Jan Raes, chief executive of the RCO since 2008 and a former orchestral musician, describes Jansons as "a perpetual student. He's always well prepared. He uses every second of rehearsals efficiently, with no long stories. He gives them everything he has. He is never laid back. All the players feel the pressure to work hard at the highest level, but they are always respectful too."

"Yes, Mariss is mercilessly hard on himself, and uncompromising," agrees Peter Meisel, a spokesman from Jansons's other orchestra, the Bavarian Radio Symphony Orchestra. "After a concert he will get the recording [for private orchestral use] and that same night, after the post-concert event when it is already late, he will listen to it all the way through to see what was good, what was bad." And if he finds errors? "He blames himself."

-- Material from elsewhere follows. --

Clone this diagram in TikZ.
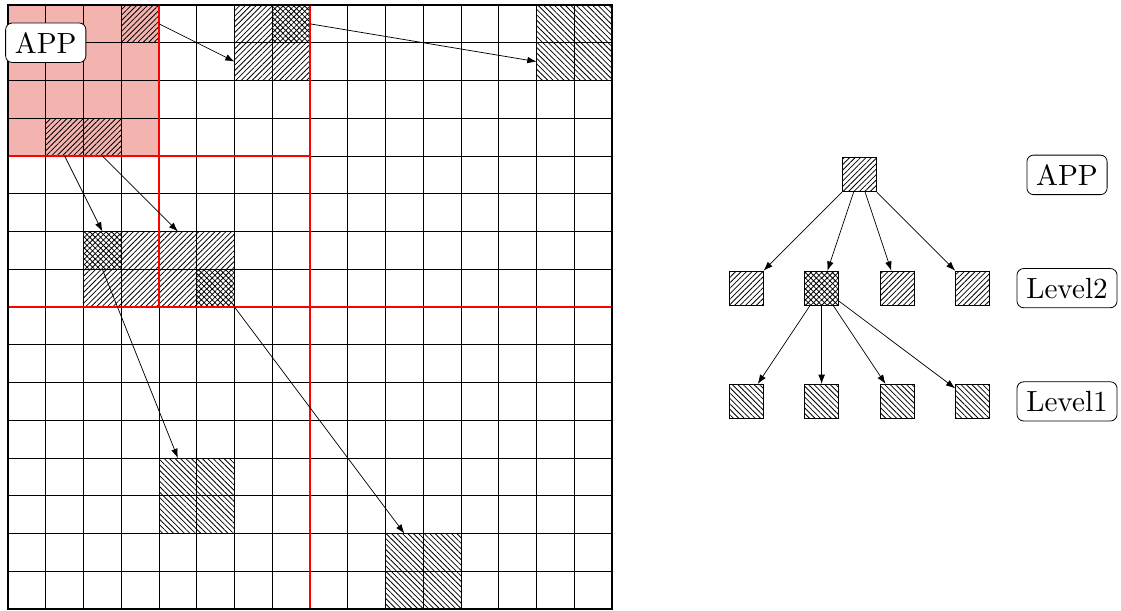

"My task is to correct," Jansons says. "You must blame yourself if something goes wrong." What happens when he conducts the same works with his two orchestras? Do they ever sound the same? "No completely, totally different! Each great orchestra still has an individual sound, thank God," Jansons laughs. He makes the comparison with having two children (he himself has one, a daughter from his first marriage, who works as a rehearsal pianist at the Mariinsky theatre): "You love them equally and you appreciate and negotiate their idiosyncrasies."

He doesn't mind comparing his orchestras out loud, either. The Bavarians are "in the best sense German, with a big sound and tremendous explosive excitement." By contrast the august Concertgebouw is "transparent, capable of great delicacy, polished, never forced".

In addition to the Strauss concert at the Barbican, Jansons will deliver a lecture on the mysterious art of conducting. "Not everyone can take the baton. The conductor doesn't produce the sound, of course. If a principal woodwind or brass player cannot play a passage, it's tragic. It's not so difficult to beat in time." The virtuosic musicians he works with will play the notes whatever the conductor does, or fails to do.
"So you have to study deeply and express your wishes. The notes are just signs. You have to go behind them and see what your fantasy tells you. But how do you express that through sound? If you think of the technical aspects of conducting as being on the ground floor of a big building, then 20 floors up you are beginning perhaps to get the sound you want."

He checks his watch. He must go. His conducting duties at Lucerne's Easter festival are completed. Is he travelling home to St Petersburg for a rest? "No, I'm off to hear Bernard Haitink rehearsing with my orchestra and I must not be late. I want to see what he does, and how they respond. He is such a wonderful Bruckner conductor, you see. I might learn something."
The very notion, coming from one of the finest Bruckner conductors of our era, seems ridiculous but is, one must concede, just possible.